_Information supplied:_
* * * * * * * * *

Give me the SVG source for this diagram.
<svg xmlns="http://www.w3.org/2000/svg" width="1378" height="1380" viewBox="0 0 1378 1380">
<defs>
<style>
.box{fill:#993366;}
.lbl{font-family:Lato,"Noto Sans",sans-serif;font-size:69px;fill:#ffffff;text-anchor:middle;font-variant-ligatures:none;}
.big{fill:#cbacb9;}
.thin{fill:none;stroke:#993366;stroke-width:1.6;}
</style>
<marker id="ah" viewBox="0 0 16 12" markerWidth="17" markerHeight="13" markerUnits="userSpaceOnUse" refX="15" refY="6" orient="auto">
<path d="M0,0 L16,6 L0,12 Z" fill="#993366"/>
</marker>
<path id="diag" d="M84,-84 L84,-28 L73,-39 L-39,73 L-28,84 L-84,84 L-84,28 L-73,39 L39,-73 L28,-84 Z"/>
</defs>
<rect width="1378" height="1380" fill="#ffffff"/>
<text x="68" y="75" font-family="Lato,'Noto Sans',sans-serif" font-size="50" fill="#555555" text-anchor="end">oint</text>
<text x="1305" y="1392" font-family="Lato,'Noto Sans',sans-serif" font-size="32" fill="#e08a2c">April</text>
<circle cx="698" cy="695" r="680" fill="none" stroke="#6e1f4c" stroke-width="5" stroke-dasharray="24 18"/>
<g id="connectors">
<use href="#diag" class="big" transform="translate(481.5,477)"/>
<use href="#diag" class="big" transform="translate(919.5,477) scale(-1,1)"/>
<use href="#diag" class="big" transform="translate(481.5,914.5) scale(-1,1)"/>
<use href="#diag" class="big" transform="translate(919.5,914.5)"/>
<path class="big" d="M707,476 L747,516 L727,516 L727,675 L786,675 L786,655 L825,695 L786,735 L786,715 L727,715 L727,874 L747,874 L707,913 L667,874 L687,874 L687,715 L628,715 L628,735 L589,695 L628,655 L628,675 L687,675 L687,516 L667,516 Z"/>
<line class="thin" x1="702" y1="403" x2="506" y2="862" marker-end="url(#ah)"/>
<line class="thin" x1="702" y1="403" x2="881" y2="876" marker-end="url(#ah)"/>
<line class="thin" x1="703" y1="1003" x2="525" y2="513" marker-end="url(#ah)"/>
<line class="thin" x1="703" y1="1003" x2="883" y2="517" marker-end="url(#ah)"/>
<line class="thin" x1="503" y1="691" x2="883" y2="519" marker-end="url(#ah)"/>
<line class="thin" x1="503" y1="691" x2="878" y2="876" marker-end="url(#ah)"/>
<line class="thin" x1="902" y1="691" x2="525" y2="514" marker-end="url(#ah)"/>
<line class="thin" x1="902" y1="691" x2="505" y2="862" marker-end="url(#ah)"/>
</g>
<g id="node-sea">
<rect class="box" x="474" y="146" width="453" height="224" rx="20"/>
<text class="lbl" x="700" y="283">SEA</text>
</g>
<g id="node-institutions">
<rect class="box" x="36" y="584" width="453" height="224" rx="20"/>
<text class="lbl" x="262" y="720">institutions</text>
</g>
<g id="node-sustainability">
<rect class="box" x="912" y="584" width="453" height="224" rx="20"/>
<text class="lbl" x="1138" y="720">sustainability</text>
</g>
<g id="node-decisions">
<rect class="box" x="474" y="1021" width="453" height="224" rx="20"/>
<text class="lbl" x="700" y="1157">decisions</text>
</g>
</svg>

* * * * * * * * *

_Stated exercise:_ Reproduce the material exactly, with every line intact.

_Answer for this exercise:_
Give me the SVG source for this diagram.
<svg xmlns="http://www.w3.org/2000/svg" width="1378" height="1380" viewBox="0 0 1378 1380">
<defs>
<style>
.box{fill:#993366;}
.lbl{font-family:Lato,"Noto Sans",sans-serif;font-size:69px;fill:#ffffff;text-anchor:middle;font-variant-ligatures:none;}
.big{fill:#cbacb9;}
.thin{fill:none;stroke:#993366;stroke-width:1.6;}
</style>
<marker id="ah" viewBox="0 0 16 12" markerWidth="17" markerHeight="13" markerUnits="userSpaceOnUse" refX="15" refY="6" orient="auto">
<path d="M0,0 L16,6 L0,12 Z" fill="#993366"/>
</marker>
<path id="diag" d="M84,-84 L84,-28 L73,-39 L-39,73 L-28,84 L-84,84 L-84,28 L-73,39 L39,-73 L28,-84 Z"/>
</defs>
<rect width="1378" height="1380" fill="#ffffff"/>
<text x="68" y="75" font-family="Lato,'Noto Sans',sans-serif" font-size="50" fill="#555555" text-anchor="end">oint</text>
<text x="1305" y="1392" font-family="Lato,'Noto Sans',sans-serif" font-size="32" fill="#e08a2c">April</text>
<circle cx="698" cy="695" r="680" fill="none" stroke="#6e1f4c" stroke-width="5" stroke-dasharray="24 18"/>
<g id="connectors">
<use href="#diag" class="big" transform="translate(481.5,477)"/>
<use href="#diag" class="big" transform="translate(919.5,477) scale(-1,1)"/>
<use href="#diag" class="big" transform="translate(481.5,914.5) scale(-1,1)"/>
<use href="#diag" class="big" transform="translate(919.5,914.5)"/>
<path class="big" d="M707,476 L747,516 L727,516 L727,675 L786,675 L786,655 L825,695 L786,735 L786,715 L727,715 L727,874 L747,874 L707,913 L667,874 L687,874 L687,715 L628,715 L628,735 L589,695 L628,655 L628,675 L687,675 L687,516 L667,516 Z"/>
<line class="thin" x1="702" y1="403" x2="506" y2="862" marker-end="url(#ah)"/>
<line class="thin" x1="702" y1="403" x2="881" y2="876" marker-end="url(#ah)"/>
<line class="thin" x1="703" y1="1003" x2="525" y2="513" marker-end="url(#ah)"/>
<line class="thin" x1="703" y1="1003" x2="883" y2="517" marker-end="url(#ah)"/>
<line class="thin" x1="503" y1="691" x2="883" y2="519" marker-end="url(#ah)"/>
<line class="thin" x1="503" y1="691" x2="878" y2="876" marker-end="url(#ah)"/>
<line class="thin" x1="902" y1="691" x2="525" y2="514" marker-end="url(#ah)"/>
<line class="thin" x1="902" y1="691" x2="505" y2="862" marker-end="url(#ah)"/>
</g>
<g id="node-sea">
<rect class="box" x="474" y="146" width="453" height="224" rx="20"/>
<text class="lbl" x="700" y="283">SEA</text>
</g>
<g id="node-institutions">
<rect class="box" x="36" y="584" width="453" height="224" rx="20"/>
<text class="lbl" x="262" y="720">institutions</text>
</g>
<g id="node-sustainability">
<rect class="box" x="912" y="584" width="453" height="224" rx="20"/>
<text class="lbl" x="1138" y="720">sustainability</text>
</g>
<g id="node-decisions">
<rect class="box" x="474" y="1021" width="453" height="224" rx="20"/>
<text class="lbl" x="700" y="1157">decisions</text>
</g>
</svg>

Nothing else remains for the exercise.